═══ Stored data ═══
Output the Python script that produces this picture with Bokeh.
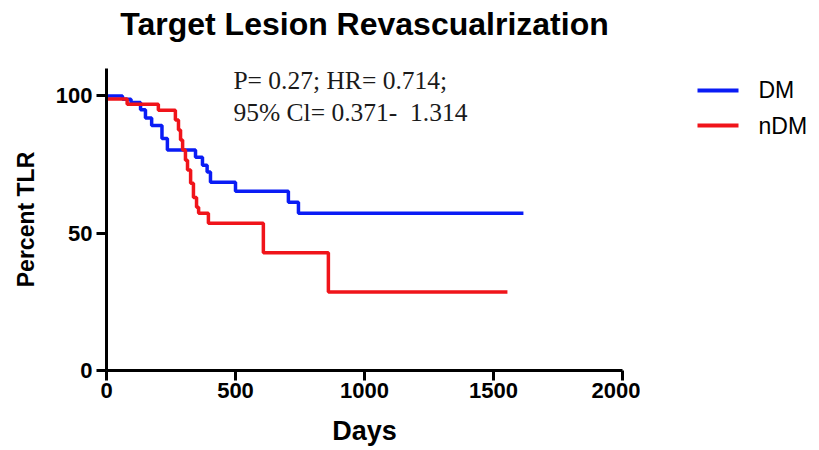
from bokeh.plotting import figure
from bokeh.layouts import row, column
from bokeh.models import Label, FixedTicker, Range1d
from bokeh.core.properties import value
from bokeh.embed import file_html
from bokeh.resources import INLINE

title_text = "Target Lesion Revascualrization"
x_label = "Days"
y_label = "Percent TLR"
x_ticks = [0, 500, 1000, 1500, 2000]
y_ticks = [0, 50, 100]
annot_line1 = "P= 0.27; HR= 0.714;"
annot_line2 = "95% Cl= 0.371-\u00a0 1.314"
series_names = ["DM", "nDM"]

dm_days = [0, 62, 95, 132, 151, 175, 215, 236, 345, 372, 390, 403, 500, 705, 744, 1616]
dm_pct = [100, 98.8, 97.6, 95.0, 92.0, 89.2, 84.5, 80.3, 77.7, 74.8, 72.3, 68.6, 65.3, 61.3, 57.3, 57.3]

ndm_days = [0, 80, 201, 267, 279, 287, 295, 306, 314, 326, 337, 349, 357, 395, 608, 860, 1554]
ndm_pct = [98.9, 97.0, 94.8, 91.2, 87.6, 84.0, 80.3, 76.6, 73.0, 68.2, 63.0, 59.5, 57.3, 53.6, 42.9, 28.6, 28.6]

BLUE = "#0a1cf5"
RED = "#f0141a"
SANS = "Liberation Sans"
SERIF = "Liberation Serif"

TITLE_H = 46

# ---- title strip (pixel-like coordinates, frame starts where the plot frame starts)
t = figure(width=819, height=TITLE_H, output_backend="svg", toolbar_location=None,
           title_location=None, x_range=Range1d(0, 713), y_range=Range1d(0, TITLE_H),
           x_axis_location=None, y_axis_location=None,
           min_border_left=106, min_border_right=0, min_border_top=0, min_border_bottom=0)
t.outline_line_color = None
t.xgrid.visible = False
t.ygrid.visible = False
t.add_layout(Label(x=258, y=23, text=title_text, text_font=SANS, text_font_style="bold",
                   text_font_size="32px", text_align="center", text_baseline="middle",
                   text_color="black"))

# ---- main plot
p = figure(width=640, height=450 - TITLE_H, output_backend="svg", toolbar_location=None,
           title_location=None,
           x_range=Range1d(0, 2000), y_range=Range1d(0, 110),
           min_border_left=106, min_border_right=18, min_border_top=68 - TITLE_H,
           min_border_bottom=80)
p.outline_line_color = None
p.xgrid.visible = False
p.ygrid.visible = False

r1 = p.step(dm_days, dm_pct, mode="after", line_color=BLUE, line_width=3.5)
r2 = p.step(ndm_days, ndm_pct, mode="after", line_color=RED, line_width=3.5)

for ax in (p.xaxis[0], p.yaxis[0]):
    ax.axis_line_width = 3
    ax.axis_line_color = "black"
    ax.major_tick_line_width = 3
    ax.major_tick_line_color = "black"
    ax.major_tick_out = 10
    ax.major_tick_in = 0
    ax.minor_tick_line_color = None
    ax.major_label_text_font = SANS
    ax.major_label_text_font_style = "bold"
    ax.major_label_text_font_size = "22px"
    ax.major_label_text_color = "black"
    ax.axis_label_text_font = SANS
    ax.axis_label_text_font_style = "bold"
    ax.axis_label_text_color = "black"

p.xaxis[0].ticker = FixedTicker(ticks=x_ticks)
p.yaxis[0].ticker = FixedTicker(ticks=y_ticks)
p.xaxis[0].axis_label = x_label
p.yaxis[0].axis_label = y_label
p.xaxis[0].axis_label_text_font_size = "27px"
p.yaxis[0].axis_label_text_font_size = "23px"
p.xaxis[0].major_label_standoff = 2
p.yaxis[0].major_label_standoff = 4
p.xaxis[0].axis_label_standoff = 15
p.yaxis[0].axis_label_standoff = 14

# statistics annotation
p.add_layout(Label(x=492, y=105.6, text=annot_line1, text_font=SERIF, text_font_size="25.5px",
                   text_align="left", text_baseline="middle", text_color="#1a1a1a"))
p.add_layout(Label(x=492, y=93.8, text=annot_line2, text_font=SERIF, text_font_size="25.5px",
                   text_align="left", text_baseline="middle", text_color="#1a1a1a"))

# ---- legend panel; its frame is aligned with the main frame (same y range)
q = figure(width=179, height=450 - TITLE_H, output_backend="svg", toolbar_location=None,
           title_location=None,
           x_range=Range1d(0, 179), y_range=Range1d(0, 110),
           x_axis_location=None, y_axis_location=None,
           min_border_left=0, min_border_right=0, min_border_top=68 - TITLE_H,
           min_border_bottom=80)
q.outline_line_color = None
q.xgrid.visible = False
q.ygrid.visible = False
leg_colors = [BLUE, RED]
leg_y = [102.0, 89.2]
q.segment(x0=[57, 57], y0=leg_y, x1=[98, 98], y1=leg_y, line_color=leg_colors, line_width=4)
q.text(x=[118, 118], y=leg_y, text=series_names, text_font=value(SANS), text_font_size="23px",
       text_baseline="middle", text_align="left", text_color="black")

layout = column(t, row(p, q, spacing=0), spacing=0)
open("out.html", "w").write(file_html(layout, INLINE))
═══
*What is expected*:
Write the listing above out again exactly, dropping each image.

*Answer below*:
Output the Python script that produces this picture with Bokeh.
from bokeh.plotting import figure
from bokeh.layouts import row, column
from bokeh.models import Label, FixedTicker, Range1d
from bokeh.core.properties import value
from bokeh.embed import file_html
from bokeh.resources import INLINE

title_text = "Target Lesion Revascualrization"
x_label = "Days"
y_label = "Percent TLR"
x_ticks = [0, 500, 1000, 1500, 2000]
y_ticks = [0, 50, 100]
annot_line1 = "P= 0.27; HR= 0.714;"
annot_line2 = "95% Cl= 0.371-\u00a0 1.314"
series_names = ["DM", "nDM"]

dm_days = [0, 62, 95, 132, 151, 175, 215, 236, 345, 372, 390, 403, 500, 705, 744, 1616]
dm_pct = [100, 98.8, 97.6, 95.0, 92.0, 89.2, 84.5, 80.3, 77.7, 74.8, 72.3, 68.6, 65.3, 61.3, 57.3, 57.3]

ndm_days = [0, 80, 201, 267, 279, 287, 295, 306, 314, 326, 337, 349, 357, 395, 608, 860, 1554]
ndm_pct = [98.9, 97.0, 94.8, 91.2, 87.6, 84.0, 80.3, 76.6, 73.0, 68.2, 63.0, 59.5, 57.3, 53.6, 42.9, 28.6, 28.6]

BLUE = "#0a1cf5"
RED = "#f0141a"
SANS = "Liberation Sans"
SERIF = "Liberation Serif"

TITLE_H = 46

# ---- title strip (pixel-like coordinates, frame starts where the plot frame starts)
t = figure(width=819, height=TITLE_H, output_backend="svg", toolbar_location=None,
           title_location=None, x_range=Range1d(0, 713), y_range=Range1d(0, TITLE_H),
           x_axis_location=None, y_axis_location=None,
           min_border_left=106, min_border_right=0, min_border_top=0, min_border_bottom=0)
t.outline_line_color = None
t.xgrid.visible = False
t.ygrid.visible = False
t.add_layout(Label(x=258, y=23, text=title_text, text_font=SANS, text_font_style="bold",
                   text_font_size="32px", text_align="center", text_baseline="middle",
                   text_color="black"))

# ---- main plot
p = figure(width=640, height=450 - TITLE_H, output_backend="svg", toolbar_location=None,
           title_location=None,
           x_range=Range1d(0, 2000), y_range=Range1d(0, 110),
           min_border_left=106, min_border_right=18, min_border_top=68 - TITLE_H,
           min_border_bottom=80)
p.outline_line_color = None
p.xgrid.visible = False
p.ygrid.visible = False

r1 = p.step(dm_days, dm_pct, mode="after", line_color=BLUE, line_width=3.5)
r2 = p.step(ndm_days, ndm_pct, mode="after", line_color=RED, line_width=3.5)

for ax in (p.xaxis[0], p.yaxis[0]):
    ax.axis_line_width = 3
    ax.axis_line_color = "black"
    ax.major_tick_line_width = 3
    ax.major_tick_line_color = "black"
    ax.major_tick_out = 10
    ax.major_tick_in = 0
    ax.minor_tick_line_color = None
    ax.major_label_text_font = SANS
    ax.major_label_text_font_style = "bold"
    ax.major_label_text_font_size = "22px"
    ax.major_label_text_color = "black"
    ax.axis_label_text_font = SANS
    ax.axis_label_text_font_style = "bold"
    ax.axis_label_text_color = "black"

p.xaxis[0].ticker = FixedTicker(ticks=x_ticks)
p.yaxis[0].ticker = FixedTicker(ticks=y_ticks)
p.xaxis[0].axis_label = x_label
p.yaxis[0].axis_label = y_label
p.xaxis[0].axis_label_text_font_size = "27px"
p.yaxis[0].axis_label_text_font_size = "23px"
p.xaxis[0].major_label_standoff = 2
p.yaxis[0].major_label_standoff = 4
p.xaxis[0].axis_label_standoff = 15
p.yaxis[0].axis_label_standoff = 14

# statistics annotation
p.add_layout(Label(x=492, y=105.6, text=annot_line1, text_font=SERIF, text_font_size="25.5px",
                   text_align="left", text_baseline="middle", text_color="#1a1a1a"))
p.add_layout(Label(x=492, y=93.8, text=annot_line2, text_font=SERIF, text_font_size="25.5px",
                   text_align="left", text_baseline="middle", text_color="#1a1a1a"))

# ---- legend panel; its frame is aligned with the main frame (same y range)
q = figure(width=179, height=450 - TITLE_H, output_backend="svg", toolbar_location=None,
           title_location=None,
           x_range=Range1d(0, 179), y_range=Range1d(0, 110),
           x_axis_location=None, y_axis_location=None,
           min_border_left=0, min_border_right=0, min_border_top=68 - TITLE_H,
           min_border_bottom=80)
q.outline_line_color = None
q.xgrid.visible = False
q.ygrid.visible = False
leg_colors = [BLUE, RED]
leg_y = [102.0, 89.2]
q.segment(x0=[57, 57], y0=leg_y, x1=[98, 98], y1=leg_y, line_color=leg_colors, line_width=4)
q.text(x=[118, 118], y=leg_y, text=series_names, text_font=value(SANS), text_font_size="23px",
       text_baseline="middle", text_align="left", text_color="black")

layout = column(t, row(p, q, spacing=0), spacing=0)
open("out.html", "w").write(file_html(layout, INLINE))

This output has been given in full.